§ **Aim**:
Read the lines below. Copy out any that hold the string "this".

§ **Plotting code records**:
-- START --
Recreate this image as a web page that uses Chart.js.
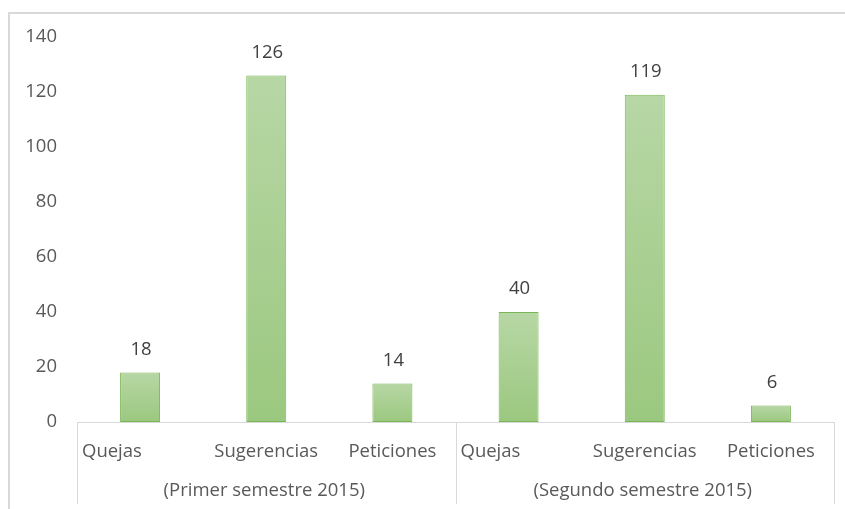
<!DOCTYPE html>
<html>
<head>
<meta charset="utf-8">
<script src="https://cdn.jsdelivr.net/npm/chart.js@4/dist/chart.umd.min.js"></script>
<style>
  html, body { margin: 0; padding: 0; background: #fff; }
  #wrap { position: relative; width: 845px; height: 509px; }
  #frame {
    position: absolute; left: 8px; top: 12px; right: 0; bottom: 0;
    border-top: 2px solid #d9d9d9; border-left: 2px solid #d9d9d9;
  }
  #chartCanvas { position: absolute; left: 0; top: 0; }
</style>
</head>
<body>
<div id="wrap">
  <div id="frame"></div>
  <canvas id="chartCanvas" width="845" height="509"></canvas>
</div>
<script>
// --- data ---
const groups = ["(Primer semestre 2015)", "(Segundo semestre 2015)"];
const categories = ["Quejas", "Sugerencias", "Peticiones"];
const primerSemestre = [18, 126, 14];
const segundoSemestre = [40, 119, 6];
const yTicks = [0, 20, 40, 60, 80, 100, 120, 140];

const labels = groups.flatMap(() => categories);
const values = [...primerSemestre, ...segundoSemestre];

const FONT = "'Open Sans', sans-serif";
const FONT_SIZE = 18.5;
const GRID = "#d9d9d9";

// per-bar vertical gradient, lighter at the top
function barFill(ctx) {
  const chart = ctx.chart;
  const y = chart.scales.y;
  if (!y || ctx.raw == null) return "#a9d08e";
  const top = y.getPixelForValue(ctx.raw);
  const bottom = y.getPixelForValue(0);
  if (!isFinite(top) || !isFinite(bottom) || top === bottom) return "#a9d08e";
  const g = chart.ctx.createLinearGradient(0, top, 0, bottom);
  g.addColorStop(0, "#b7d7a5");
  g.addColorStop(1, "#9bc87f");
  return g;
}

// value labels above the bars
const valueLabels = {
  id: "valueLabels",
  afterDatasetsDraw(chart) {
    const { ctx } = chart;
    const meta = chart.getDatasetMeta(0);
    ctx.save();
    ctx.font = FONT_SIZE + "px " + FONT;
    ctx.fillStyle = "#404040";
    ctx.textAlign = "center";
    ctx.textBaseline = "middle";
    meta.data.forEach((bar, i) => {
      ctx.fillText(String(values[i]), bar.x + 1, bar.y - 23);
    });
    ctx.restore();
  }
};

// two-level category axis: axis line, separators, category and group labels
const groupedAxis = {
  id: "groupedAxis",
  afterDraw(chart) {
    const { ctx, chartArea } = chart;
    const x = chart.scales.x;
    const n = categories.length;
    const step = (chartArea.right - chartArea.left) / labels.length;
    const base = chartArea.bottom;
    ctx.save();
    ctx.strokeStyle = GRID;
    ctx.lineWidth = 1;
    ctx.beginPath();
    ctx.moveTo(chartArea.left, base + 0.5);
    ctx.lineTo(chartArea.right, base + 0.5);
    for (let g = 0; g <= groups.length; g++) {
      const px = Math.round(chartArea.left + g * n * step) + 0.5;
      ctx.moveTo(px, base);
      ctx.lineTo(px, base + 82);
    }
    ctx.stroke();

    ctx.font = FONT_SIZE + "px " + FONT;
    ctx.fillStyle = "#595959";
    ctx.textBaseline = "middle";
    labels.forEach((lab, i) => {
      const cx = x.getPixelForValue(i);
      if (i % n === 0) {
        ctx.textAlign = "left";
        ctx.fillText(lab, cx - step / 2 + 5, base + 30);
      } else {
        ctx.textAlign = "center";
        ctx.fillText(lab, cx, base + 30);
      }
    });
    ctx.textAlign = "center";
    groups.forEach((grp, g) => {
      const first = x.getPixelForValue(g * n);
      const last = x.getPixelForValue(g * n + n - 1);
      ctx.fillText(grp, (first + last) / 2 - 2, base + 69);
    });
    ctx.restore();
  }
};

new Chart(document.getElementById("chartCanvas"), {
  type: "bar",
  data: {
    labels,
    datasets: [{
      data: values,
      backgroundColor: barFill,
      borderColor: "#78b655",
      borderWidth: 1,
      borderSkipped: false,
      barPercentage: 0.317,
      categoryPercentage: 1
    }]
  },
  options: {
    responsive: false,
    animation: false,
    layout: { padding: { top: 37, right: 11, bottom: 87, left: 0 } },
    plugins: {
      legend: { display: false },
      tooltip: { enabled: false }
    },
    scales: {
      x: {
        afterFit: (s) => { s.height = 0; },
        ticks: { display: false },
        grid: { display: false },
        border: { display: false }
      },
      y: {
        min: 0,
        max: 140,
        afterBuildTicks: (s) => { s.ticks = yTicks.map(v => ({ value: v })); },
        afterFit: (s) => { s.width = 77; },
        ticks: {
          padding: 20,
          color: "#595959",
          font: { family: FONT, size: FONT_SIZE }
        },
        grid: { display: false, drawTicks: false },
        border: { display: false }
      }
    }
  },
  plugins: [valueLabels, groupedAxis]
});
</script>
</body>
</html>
-- END --
-- START --
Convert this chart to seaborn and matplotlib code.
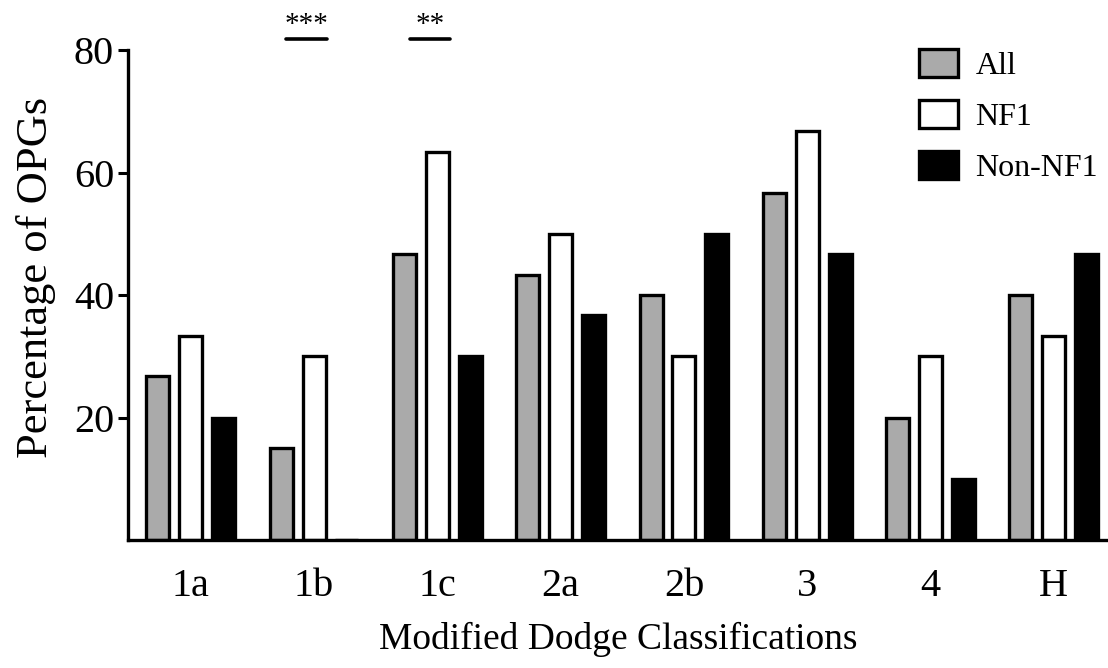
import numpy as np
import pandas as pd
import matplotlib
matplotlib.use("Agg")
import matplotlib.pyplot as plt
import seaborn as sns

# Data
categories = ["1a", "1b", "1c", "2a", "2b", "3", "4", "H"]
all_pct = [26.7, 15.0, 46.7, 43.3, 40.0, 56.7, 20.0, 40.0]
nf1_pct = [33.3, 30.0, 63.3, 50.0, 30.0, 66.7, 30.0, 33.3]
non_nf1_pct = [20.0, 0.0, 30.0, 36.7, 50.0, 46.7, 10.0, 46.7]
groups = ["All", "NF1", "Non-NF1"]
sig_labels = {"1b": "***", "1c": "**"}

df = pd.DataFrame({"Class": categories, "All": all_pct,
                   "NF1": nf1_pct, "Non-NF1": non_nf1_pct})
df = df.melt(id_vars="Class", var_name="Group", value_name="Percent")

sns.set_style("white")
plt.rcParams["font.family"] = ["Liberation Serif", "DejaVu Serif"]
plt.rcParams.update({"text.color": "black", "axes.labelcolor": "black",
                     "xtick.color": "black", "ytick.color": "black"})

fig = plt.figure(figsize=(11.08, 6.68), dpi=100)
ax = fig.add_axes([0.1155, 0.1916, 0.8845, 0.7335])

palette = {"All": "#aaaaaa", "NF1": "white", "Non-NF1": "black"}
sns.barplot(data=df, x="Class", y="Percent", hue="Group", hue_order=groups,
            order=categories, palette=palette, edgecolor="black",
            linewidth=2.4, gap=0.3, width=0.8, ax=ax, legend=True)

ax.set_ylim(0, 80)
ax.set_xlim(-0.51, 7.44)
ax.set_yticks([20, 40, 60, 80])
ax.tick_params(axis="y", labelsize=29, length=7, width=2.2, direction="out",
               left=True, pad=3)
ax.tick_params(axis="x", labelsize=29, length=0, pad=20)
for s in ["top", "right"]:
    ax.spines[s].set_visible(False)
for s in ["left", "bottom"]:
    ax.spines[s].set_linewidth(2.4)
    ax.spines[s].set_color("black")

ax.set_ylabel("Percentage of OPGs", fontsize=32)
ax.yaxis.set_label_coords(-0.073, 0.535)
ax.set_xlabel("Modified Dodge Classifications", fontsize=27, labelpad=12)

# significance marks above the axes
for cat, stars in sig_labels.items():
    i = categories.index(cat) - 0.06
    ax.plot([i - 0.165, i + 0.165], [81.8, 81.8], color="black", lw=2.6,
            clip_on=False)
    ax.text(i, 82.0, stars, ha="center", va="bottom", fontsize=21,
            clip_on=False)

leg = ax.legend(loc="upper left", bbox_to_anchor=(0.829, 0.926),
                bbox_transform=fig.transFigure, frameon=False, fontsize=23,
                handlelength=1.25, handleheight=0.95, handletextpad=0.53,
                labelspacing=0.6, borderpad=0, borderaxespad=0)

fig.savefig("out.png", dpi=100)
-- END --
§ **Answer**:
Recreate this image as a web page that uses Chart.js.
Convert this chart to seaborn and matplotlib code.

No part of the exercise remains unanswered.